## Required task
Copy out the lines that have "Recreate" in them.

## Items
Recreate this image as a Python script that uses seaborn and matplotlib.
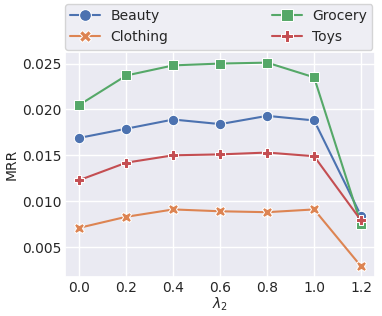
* * *
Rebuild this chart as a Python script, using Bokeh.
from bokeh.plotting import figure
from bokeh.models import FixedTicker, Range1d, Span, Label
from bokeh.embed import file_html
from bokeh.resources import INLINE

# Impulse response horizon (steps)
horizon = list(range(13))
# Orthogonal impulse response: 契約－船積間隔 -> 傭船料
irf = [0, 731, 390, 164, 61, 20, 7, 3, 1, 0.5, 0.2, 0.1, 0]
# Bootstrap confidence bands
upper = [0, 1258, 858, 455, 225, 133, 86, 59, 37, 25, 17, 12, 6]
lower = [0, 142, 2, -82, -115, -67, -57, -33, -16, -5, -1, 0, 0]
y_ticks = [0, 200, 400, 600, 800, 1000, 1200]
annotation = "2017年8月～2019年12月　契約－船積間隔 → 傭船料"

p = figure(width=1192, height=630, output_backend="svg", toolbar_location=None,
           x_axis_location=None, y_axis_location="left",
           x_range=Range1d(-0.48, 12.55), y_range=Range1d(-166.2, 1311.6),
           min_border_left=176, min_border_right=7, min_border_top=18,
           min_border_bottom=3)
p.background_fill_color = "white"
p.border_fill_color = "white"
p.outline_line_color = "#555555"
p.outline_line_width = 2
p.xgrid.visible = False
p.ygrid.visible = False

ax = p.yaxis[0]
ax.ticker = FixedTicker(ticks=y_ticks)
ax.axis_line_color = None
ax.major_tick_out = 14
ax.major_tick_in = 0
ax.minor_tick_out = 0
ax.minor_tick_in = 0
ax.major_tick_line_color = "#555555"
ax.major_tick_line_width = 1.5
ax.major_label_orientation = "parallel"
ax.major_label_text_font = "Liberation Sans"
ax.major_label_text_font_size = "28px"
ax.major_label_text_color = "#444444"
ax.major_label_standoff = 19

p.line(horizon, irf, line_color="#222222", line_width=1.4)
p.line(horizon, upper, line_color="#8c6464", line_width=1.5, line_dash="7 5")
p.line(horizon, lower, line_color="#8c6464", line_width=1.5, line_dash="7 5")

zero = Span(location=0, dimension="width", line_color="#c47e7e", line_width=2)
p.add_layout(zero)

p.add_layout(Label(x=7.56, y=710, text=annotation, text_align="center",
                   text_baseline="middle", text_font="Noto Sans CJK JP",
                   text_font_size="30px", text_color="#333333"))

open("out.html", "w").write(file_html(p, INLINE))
...
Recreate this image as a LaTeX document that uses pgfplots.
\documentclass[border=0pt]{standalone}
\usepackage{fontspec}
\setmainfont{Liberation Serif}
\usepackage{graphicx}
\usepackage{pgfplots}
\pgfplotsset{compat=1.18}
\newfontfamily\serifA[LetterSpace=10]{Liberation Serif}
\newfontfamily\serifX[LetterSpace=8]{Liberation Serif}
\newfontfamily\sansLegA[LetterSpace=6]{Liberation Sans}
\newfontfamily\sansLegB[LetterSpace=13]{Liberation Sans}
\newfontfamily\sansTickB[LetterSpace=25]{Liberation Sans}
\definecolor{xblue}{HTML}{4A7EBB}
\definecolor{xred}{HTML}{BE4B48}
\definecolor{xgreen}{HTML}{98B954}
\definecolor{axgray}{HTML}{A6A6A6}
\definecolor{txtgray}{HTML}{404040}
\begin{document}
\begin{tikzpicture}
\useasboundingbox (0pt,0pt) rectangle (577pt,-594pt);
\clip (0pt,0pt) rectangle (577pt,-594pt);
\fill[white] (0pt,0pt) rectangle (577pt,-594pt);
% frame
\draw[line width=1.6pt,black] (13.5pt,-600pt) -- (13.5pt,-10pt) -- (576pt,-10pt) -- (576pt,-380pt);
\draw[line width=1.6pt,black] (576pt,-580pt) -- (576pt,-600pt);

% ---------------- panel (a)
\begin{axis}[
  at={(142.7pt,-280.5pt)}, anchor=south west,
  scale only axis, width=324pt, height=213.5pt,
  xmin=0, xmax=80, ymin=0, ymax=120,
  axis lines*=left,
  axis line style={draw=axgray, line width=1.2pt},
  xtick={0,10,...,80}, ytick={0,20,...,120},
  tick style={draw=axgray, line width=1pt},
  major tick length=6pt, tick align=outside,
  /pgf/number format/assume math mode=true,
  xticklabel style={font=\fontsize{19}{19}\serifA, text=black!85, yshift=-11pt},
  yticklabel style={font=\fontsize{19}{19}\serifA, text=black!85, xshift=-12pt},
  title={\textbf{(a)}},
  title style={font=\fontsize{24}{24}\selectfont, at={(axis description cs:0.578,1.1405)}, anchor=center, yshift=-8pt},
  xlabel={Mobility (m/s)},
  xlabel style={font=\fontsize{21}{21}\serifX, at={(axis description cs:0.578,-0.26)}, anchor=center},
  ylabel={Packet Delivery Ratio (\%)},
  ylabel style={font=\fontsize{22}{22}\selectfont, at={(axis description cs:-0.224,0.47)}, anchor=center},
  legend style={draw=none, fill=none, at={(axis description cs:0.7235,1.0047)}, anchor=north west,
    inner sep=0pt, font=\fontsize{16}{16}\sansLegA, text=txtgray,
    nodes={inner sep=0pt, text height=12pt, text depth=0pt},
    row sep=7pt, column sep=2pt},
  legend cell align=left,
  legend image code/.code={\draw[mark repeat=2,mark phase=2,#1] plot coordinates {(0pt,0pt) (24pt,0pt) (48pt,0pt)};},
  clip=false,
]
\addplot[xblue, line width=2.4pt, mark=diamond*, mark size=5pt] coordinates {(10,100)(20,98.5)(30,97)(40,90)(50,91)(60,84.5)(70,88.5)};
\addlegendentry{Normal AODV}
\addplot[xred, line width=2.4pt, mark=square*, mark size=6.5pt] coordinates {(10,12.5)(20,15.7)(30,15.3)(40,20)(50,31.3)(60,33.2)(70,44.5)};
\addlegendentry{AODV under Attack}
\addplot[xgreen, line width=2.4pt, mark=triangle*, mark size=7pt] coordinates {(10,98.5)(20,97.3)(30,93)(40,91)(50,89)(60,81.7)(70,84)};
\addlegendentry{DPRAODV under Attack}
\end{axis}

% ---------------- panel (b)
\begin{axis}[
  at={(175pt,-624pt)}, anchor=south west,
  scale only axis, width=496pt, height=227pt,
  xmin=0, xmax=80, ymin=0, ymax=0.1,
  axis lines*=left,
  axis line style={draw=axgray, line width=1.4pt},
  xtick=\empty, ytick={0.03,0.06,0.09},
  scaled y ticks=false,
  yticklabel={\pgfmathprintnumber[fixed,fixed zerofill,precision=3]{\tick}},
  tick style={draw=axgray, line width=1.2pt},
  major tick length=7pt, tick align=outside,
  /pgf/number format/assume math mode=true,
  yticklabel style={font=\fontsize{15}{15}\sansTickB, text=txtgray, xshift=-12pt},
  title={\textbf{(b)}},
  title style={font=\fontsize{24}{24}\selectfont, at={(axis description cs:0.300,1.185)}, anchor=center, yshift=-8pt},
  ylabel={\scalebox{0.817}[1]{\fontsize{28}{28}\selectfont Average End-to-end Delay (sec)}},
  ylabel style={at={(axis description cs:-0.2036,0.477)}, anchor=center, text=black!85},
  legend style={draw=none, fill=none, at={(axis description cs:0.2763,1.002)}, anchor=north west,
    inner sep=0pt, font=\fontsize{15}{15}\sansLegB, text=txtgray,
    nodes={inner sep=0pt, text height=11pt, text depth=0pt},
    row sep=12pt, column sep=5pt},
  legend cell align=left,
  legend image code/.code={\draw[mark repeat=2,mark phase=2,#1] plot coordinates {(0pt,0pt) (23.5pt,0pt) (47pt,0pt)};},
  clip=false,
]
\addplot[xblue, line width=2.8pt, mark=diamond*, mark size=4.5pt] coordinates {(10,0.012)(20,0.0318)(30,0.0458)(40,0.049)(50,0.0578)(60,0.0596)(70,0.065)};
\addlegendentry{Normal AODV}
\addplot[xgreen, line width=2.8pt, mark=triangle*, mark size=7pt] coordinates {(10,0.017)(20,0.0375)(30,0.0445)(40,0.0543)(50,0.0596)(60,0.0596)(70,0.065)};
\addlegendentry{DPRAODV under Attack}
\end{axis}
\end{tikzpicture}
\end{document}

## Full response
Recreate this image as a Python script that uses seaborn and matplotlib.
Recreate this image as a LaTeX document that uses pgfplots.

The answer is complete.